### TASK TO COMPLETE:
Please copy out exactly, and only, the lines between the line with "Give me the" and the line with "import * as", both included. Pictures are to be omitted.

### SUPPLIED DATA:
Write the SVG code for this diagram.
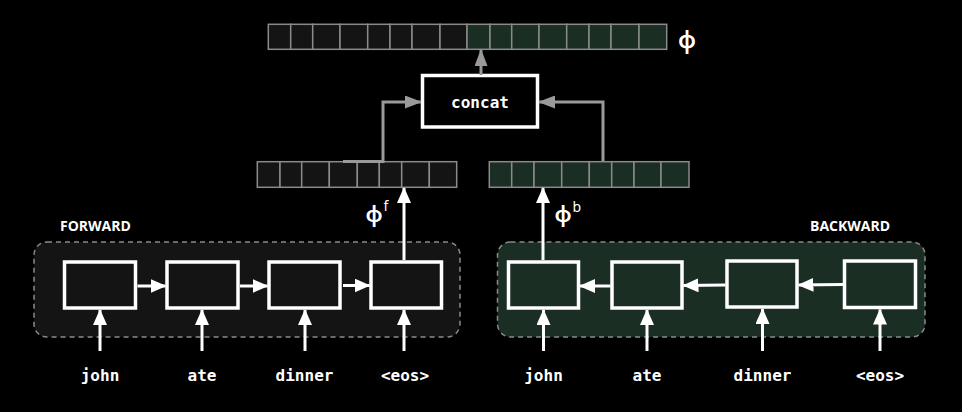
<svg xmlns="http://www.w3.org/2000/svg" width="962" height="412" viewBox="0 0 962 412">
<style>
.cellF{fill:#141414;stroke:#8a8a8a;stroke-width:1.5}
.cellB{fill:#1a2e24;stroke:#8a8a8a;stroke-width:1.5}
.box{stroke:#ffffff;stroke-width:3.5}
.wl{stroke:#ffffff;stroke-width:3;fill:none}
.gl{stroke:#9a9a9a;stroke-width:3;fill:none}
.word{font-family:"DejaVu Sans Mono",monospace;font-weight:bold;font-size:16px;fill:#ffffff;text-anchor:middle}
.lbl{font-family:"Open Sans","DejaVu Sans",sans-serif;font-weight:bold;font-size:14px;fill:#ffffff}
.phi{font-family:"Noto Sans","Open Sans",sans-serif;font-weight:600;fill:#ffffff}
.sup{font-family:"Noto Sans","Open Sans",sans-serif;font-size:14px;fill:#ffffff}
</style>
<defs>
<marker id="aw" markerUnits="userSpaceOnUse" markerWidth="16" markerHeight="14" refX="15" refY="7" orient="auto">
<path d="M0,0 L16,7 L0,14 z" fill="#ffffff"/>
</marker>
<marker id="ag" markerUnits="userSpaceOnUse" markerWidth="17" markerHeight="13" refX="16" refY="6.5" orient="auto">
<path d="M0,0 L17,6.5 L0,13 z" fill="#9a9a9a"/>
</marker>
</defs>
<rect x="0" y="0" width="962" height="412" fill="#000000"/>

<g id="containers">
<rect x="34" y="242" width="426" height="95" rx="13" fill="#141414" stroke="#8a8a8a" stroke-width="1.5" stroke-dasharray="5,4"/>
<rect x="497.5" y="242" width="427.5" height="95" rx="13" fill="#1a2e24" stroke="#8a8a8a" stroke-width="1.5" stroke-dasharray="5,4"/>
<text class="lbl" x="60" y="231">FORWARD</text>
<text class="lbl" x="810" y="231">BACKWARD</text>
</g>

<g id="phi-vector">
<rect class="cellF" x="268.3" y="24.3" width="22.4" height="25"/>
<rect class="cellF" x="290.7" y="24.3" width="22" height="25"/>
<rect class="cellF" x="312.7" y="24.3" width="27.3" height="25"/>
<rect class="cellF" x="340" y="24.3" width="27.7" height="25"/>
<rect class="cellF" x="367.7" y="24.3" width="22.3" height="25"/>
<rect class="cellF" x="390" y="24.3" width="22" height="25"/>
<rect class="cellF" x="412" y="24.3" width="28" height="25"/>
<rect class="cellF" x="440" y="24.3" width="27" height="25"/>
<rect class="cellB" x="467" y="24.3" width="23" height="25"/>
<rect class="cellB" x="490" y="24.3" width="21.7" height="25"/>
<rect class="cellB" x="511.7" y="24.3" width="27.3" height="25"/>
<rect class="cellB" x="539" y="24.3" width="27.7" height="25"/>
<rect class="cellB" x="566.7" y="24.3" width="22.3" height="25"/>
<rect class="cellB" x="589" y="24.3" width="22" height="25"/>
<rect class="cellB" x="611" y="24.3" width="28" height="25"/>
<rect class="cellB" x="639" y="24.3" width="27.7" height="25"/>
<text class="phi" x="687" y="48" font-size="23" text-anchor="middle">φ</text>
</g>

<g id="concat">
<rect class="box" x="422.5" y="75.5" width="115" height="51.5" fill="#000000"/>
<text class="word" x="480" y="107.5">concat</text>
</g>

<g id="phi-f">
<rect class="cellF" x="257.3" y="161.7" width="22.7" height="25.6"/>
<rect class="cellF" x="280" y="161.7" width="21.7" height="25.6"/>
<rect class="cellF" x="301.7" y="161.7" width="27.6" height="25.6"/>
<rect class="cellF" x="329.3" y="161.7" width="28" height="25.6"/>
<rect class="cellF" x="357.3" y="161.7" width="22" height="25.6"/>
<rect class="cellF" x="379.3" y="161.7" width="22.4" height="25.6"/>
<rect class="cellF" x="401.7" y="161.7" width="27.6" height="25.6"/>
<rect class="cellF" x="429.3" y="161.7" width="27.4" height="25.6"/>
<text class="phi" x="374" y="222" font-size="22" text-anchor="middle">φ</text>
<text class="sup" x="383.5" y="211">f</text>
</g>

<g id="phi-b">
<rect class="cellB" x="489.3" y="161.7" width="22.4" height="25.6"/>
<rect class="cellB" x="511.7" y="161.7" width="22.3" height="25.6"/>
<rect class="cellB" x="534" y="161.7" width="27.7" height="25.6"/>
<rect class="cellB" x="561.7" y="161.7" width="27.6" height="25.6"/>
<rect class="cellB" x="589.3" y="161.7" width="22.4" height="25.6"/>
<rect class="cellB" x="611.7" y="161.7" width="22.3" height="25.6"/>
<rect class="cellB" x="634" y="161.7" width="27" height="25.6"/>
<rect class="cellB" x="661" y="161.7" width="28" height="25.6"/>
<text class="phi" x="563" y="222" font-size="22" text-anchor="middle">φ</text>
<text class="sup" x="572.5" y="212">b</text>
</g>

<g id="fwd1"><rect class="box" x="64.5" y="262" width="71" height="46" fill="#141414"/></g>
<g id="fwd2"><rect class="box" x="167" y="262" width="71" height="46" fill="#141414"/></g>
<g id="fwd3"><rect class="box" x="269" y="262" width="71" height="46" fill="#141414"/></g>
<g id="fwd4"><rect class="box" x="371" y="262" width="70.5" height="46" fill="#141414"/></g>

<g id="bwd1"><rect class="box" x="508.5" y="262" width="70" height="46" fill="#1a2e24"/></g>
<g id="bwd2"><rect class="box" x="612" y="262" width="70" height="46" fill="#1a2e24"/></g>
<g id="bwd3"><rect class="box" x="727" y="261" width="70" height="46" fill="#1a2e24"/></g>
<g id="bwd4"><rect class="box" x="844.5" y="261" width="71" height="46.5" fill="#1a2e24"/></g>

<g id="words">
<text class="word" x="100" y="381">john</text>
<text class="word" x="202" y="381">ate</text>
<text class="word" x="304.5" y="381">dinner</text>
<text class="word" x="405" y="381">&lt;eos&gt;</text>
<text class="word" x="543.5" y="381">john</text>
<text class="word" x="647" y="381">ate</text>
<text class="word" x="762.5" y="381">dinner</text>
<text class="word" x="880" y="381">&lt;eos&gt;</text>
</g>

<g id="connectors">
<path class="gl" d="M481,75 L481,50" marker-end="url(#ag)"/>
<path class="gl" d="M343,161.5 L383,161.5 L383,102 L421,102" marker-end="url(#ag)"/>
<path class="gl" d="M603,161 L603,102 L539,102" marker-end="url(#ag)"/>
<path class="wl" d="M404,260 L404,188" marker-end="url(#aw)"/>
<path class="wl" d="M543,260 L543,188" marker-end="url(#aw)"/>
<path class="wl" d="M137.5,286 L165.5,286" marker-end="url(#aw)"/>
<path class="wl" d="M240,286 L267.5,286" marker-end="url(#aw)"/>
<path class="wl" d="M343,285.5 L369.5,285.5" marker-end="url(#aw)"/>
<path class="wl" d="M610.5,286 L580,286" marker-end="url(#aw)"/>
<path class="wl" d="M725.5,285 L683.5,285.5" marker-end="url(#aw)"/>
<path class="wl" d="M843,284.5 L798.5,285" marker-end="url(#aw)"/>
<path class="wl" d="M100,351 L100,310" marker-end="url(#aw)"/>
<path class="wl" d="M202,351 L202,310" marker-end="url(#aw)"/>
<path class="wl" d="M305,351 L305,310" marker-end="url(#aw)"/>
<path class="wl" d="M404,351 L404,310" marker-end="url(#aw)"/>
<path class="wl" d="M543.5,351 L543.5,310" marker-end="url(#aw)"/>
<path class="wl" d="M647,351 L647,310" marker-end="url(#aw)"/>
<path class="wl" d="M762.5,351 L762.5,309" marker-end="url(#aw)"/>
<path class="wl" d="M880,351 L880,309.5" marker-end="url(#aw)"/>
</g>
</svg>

---

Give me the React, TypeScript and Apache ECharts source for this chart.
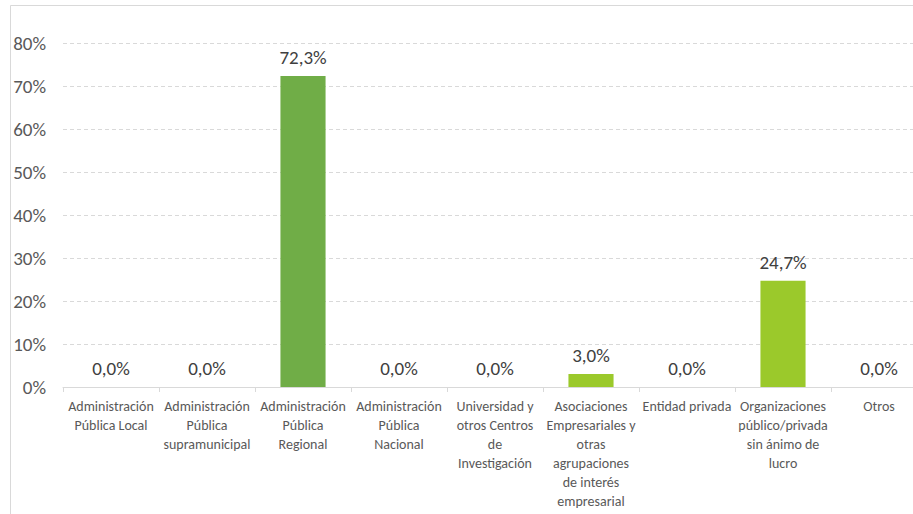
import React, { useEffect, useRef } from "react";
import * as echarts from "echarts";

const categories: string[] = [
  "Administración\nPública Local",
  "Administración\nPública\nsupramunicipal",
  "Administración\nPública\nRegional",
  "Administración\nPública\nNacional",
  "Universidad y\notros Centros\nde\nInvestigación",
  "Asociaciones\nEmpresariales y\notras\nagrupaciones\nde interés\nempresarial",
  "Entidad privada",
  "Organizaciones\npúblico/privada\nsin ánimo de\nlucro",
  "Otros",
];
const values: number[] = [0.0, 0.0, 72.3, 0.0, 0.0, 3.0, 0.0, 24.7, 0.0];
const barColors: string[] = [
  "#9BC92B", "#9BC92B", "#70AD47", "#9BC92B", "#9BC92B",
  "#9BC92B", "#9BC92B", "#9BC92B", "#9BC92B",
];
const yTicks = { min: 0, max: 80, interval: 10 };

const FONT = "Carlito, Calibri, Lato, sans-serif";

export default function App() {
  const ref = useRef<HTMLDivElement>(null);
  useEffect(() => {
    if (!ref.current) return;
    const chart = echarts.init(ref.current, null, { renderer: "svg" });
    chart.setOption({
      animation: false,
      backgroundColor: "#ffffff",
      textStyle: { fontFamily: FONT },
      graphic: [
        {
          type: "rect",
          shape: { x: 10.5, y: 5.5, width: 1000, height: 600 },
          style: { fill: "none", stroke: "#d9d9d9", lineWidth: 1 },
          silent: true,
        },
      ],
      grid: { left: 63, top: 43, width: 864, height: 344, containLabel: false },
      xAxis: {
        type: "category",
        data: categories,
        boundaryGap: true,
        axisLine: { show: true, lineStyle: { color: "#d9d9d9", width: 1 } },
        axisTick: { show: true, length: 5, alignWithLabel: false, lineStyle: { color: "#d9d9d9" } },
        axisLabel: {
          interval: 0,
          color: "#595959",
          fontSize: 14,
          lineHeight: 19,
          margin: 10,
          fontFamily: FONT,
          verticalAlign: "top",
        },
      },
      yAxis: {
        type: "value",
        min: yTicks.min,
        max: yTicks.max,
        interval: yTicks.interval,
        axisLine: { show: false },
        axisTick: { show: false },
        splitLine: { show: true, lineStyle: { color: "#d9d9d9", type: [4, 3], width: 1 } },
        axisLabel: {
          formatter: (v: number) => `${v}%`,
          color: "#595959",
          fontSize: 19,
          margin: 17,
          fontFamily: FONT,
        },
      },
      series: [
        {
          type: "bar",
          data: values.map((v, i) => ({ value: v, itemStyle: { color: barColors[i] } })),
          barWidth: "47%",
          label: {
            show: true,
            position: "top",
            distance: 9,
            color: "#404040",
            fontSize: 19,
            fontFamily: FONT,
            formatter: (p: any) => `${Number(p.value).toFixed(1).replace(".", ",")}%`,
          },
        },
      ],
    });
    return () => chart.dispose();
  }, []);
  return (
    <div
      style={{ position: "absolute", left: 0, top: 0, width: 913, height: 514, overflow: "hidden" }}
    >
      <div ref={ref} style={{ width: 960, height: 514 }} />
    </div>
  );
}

### FINAL RESULT:
Give me the React, TypeScript and Apache ECharts source for this chart.
import React, { useEffect, useRef } from "react";
import * as echarts from "echarts";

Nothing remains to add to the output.